From IPO Darling to Market Struggles
CAB Payments’ July 2023 listing was once heralded as a rare bright spot for London’s struggling IPO market. But the initial celebration quickly gave way to market headwinds.
Just three months after going public, the company issued a profit warning in October, citing volatility in African currencies that dented earnings. Since then, its shares have plunged more than 70%, erasing much of the optimism that surrounded its flotation.
Helios, a London-based private equity firm with a strong focus on African investments, has been CAB’s largest shareholder since the IPO and currently holds a 45.11% stake.

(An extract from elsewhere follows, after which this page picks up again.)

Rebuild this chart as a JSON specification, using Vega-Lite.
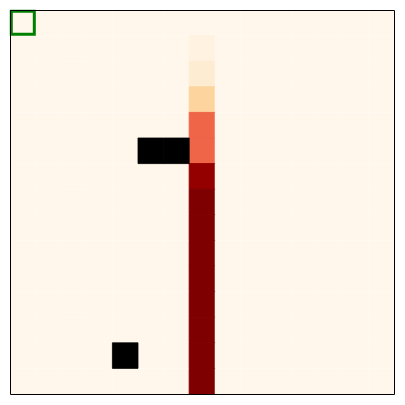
{
  "$schema": "https://vega.github.io/schema/vega-lite/v6.json",
  "width": 384,
  "height": 384,
  "autosize": "none",
  "padding": {"left": 10, "top": 10, "right": 11, "bottom": 11},
  "background": "white",
  "config": {"view": {"stroke": "black", "strokeWidth": 1}, "group": {"strokeForeground": true}},
  "datasets": {
    "grid": [
      {"r":0,"c":0,"v":0},{"r":0,"c":1,"v":0},{"r":0,"c":2,"v":0},{"r":0,"c":3,"v":0},{"r":0,"c":4,"v":0},{"r":0,"c":5,"v":0},{"r":0,"c":6,"v":0},{"r":0,"c":7,"v":0},{"r":0,"c":8,"v":0},{"r":0,"c":9,"v":0},{"r":0,"c":10,"v":0},{"r":0,"c":11,"v":0},{"r":0,"c":12,"v":0},{"r":0,"c":13,"v":0},{"r":0,"c":14,"v":0},
      {"r":1,"c":0,"v":0},{"r":1,"c":1,"v":0},{"r":1,"c":2,"v":0},{"r":1,"c":3,"v":0},{"r":1,"c":4,"v":0},{"r":1,"c":5,"v":0},{"r":1,"c":6,"v":0},{"r":1,"c":7,"v":0.04},{"r":1,"c":8,"v":0},{"r":1,"c":9,"v":0},{"r":1,"c":10,"v":0},{"r":1,"c":11,"v":0},{"r":1,"c":12,"v":0},{"r":1,"c":13,"v":0},{"r":1,"c":14,"v":0},
      {"r":2,"c":0,"v":0},{"r":2,"c":1,"v":0},{"r":2,"c":2,"v":0},{"r":2,"c":3,"v":0},{"r":2,"c":4,"v":0},{"r":2,"c":5,"v":0},{"r":2,"c":6,"v":0},{"r":2,"c":7,"v":0.09},{"r":2,"c":8,"v":0},{"r":2,"c":9,"v":0},{"r":2,"c":10,"v":0},{"r":2,"c":11,"v":0},{"r":2,"c":12,"v":0},{"r":2,"c":13,"v":0},{"r":2,"c":14,"v":0},
      {"r":3,"c":0,"v":0},{"r":3,"c":1,"v":0},{"r":3,"c":2,"v":0},{"r":3,"c":3,"v":0},{"r":3,"c":4,"v":0},{"r":3,"c":5,"v":0},{"r":3,"c":6,"v":0},{"r":3,"c":7,"v":0.25},{"r":3,"c":8,"v":0},{"r":3,"c":9,"v":0},{"r":3,"c":10,"v":0},{"r":3,"c":11,"v":0},{"r":3,"c":12,"v":0},{"r":3,"c":13,"v":0},{"r":3,"c":14,"v":0},
      {"r":4,"c":0,"v":0},{"r":4,"c":1,"v":0},{"r":4,"c":2,"v":0},{"r":4,"c":3,"v":0},{"r":4,"c":4,"v":0},{"r":4,"c":5,"v":0},{"r":4,"c":6,"v":0},{"r":4,"c":7,"v":0.625},{"r":4,"c":8,"v":0},{"r":4,"c":9,"v":0},{"r":4,"c":10,"v":0},{"r":4,"c":11,"v":0},{"r":4,"c":12,"v":0},{"r":4,"c":13,"v":0},{"r":4,"c":14,"v":0},
      {"r":5,"c":0,"v":0},{"r":5,"c":1,"v":0},{"r":5,"c":2,"v":0},{"r":5,"c":3,"v":0},{"r":5,"c":4,"v":0},{"r":5,"c":5,"v":0},{"r":5,"c":6,"v":0},{"r":5,"c":7,"v":0.625},{"r":5,"c":8,"v":0},{"r":5,"c":9,"v":0},{"r":5,"c":10,"v":0},{"r":5,"c":11,"v":0},{"r":5,"c":12,"v":0},{"r":5,"c":13,"v":0},{"r":5,"c":14,"v":0},
      {"r":6,"c":0,"v":0},{"r":6,"c":1,"v":0},{"r":6,"c":2,"v":0},{"r":6,"c":3,"v":0},{"r":6,"c":4,"v":0},{"r":6,"c":5,"v":0},{"r":6,"c":6,"v":0},{"r":6,"c":7,"v":0.95},{"r":6,"c":8,"v":0},{"r":6,"c":9,"v":0},{"r":6,"c":10,"v":0},{"r":6,"c":11,"v":0},{"r":6,"c":12,"v":0},{"r":6,"c":13,"v":0},{"r":6,"c":14,"v":0},
      {"r":7,"c":0,"v":0},{"r":7,"c":1,"v":0},{"r":7,"c":2,"v":0},{"r":7,"c":3,"v":0},{"r":7,"c":4,"v":0},{"r":7,"c":5,"v":0},{"r":7,"c":6,"v":0},{"r":7,"c":7,"v":1},{"r":7,"c":8,"v":0},{"r":7,"c":9,"v":0},{"r":7,"c":10,"v":0},{"r":7,"c":11,"v":0},{"r":7,"c":12,"v":0},{"r":7,"c":13,"v":0},{"r":7,"c":14,"v":0},
      {"r":8,"c":0,"v":0},{"r":8,"c":1,"v":0},{"r":8,"c":2,"v":0},{"r":8,"c":3,"v":0},{"r":8,"c":4,"v":0},{"r":8,"c":5,"v":0},{"r":8,"c":6,"v":0},{"r":8,"c":7,"v":1},{"r":8,"c":8,"v":0},{"r":8,"c":9,"v":0},{"r":8,"c":10,"v":0},{"r":8,"c":11,"v":0},{"r":8,"c":12,"v":0},{"r":8,"c":13,"v":0},{"r":8,"c":14,"v":0},
      {"r":9,"c":0,"v":0},{"r":9,"c":1,"v":0},{"r":9,"c":2,"v":0},{"r":9,"c":3,"v":0},{"r":9,"c":4,"v":0},{"r":9,"c":5,"v":0},{"r":9,"c":6,"v":0},{"r":9,"c":7,"v":1},{"r":9,"c":8,"v":0},{"r":9,"c":9,"v":0},{"r":9,"c":10,"v":0},{"r":9,"c":11,"v":0},{"r":9,"c":12,"v":0},{"r":9,"c":13,"v":0},{"r":9,"c":14,"v":0},
      {"r":10,"c":0,"v":0},{"r":10,"c":1,"v":0},{"r":10,"c":2,"v":0},{"r":10,"c":3,"v":0},{"r":10,"c":4,"v":0},{"r":10,"c":5,"v":0},{"r":10,"c":6,"v":0},{"r":10,"c":7,"v":1},{"r":10,"c":8,"v":0},{"r":10,"c":9,"v":0},{"r":10,"c":10,"v":0},{"r":10,"c":11,"v":0},{"r":10,"c":12,"v":0},{"r":10,"c":13,"v":0},{"r":10,"c":14,"v":0},
      {"r":11,"c":0,"v":0},{"r":11,"c":1,"v":0},{"r":11,"c":2,"v":0},{"r":11,"c":3,"v":0},{"r":11,"c":4,"v":0},{"r":11,"c":5,"v":0},{"r":11,"c":6,"v":0},{"r":11,"c":7,"v":1},{"r":11,"c":8,"v":0},{"r":11,"c":9,"v":0},{"r":11,"c":10,"v":0},{"r":11,"c":11,"v":0},{"r":11,"c":12,"v":0},{"r":11,"c":13,"v":0},{"r":11,"c":14,"v":0},
      {"r":12,"c":0,"v":0},{"r":12,"c":1,"v":0},{"r":12,"c":2,"v":0},{"r":12,"c":3,"v":0},{"r":12,"c":4,"v":0},{"r":12,"c":5,"v":0},{"r":12,"c":6,"v":0},{"r":12,"c":7,"v":1},{"r":12,"c":8,"v":0},{"r":12,"c":9,"v":0},{"r":12,"c":10,"v":0},{"r":12,"c":11,"v":0},{"r":12,"c":12,"v":0},{"r":12,"c":13,"v":0},{"r":12,"c":14,"v":0},
      {"r":13,"c":0,"v":0},{"r":13,"c":1,"v":0},{"r":13,"c":2,"v":0},{"r":13,"c":3,"v":0},{"r":13,"c":4,"v":0},{"r":13,"c":5,"v":0},{"r":13,"c":6,"v":0},{"r":13,"c":7,"v":1},{"r":13,"c":8,"v":0},{"r":13,"c":9,"v":0},{"r":13,"c":10,"v":0},{"r":13,"c":11,"v":0},{"r":13,"c":12,"v":0},{"r":13,"c":13,"v":0},{"r":13,"c":14,"v":0},
      {"r":14,"c":0,"v":0},{"r":14,"c":1,"v":0},{"r":14,"c":2,"v":0},{"r":14,"c":3,"v":0},{"r":14,"c":4,"v":0},{"r":14,"c":5,"v":0},{"r":14,"c":6,"v":0},{"r":14,"c":7,"v":1},{"r":14,"c":8,"v":0},{"r":14,"c":9,"v":0},{"r":14,"c":10,"v":0},{"r":14,"c":11,"v":0},{"r":14,"c":12,"v":0},{"r":14,"c":13,"v":0},{"r":14,"c":14,"v":0}
    ],
    "walls": [{"r":5,"c":5},{"r":5,"c":6},{"r":13,"c":4}],
    "start": [{"r":0,"c":0}]
  },
  "encoding": {
    "x": {"field": "c", "type": "ordinal", "scale": {"domain": [0,1,2,3,4,5,6,7,8,9,10,11,12,13,14], "paddingInner": 0, "paddingOuter": 0}, "axis": null},
    "y": {"field": "r", "type": "ordinal", "scale": {"domain": [0,1,2,3,4,5,6,7,8,9,10,11,12,13,14], "paddingInner": 0, "paddingOuter": 0}, "axis": null}
  },
  "layer": [
    {
      "data": {"name": "grid"},
      "mark": {"type": "rect", "clip": true},
      "encoding": {
        "fill": {"field": "v", "type": "quantitative", "legend": null,
          "scale": {"type": "linear", "interpolate": "rgb",
            "domain": [0, 0.125, 0.25, 0.375, 0.5, 0.625, 0.75, 0.875, 1],
            "range": ["#fff7ec", "#fee8c8", "#fdd49e", "#fdbb84", "#fc8d59", "#ef6548", "#d7301f", "#b30000", "#7f0000"]}},
        "stroke": {"field": "v", "type": "quantitative", "legend": null,
          "scale": {"type": "linear", "interpolate": "rgb",
            "domain": [0, 0.125, 0.25, 0.375, 0.5, 0.625, 0.75, 0.875, 1],
            "range": ["#fff7ec", "#fee8c8", "#fdd49e", "#fdbb84", "#fc8d59", "#ef6548", "#d7301f", "#b30000", "#7f0000"]}},
        "strokeWidth": {"condition": {"test": "datum.v > 0", "value": 1}, "value": 0}
      }
    },
    {
      "data": {"name": "walls"},
      "mark": {"type": "rect", "fill": "black", "stroke": "black", "strokeWidth": 0.8}
    },
    {
      "data": {"name": "start"},
      "mark": {"type": "rect", "fill": null, "stroke": "green", "strokeWidth": 3, "width": {"band": 0.9}, "height": {"band": 0.9}}
    }
  ]
}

In announcing the proposed deal, Helios said it believes CAB’s long-term prospects would be better served under private ownership. Like a ship navigating choppy seas, the firm suggested the payments business might chart a steadier course outside the scrutiny and short-term pressures of public markets.
Offer Structure and Shareholder Options
The Helios consortium — composed of several of the firm’s funds — is making the approach with legal advice from Akin Gump Strauss Hauer & Feld LLP and financial counsel from N.M. Rothschild & Sons Ltd.
Under the proposed structure, existing shareholders would be given a choice: accept a full cash exit at $1.15 per share or roll over their holdings into unlisted shares in CAB. Helios said the offer is designed to provide investors with flexibility, allowing those who wish to remain invested to participate in the company’s future growth through the private vehicle.
Helios also said it has received non-binding support for the proposal from Eurocomm Holding Ltd. Combined with Helios’ own stake, that backing represents 50.33% of CAB’s shareholders.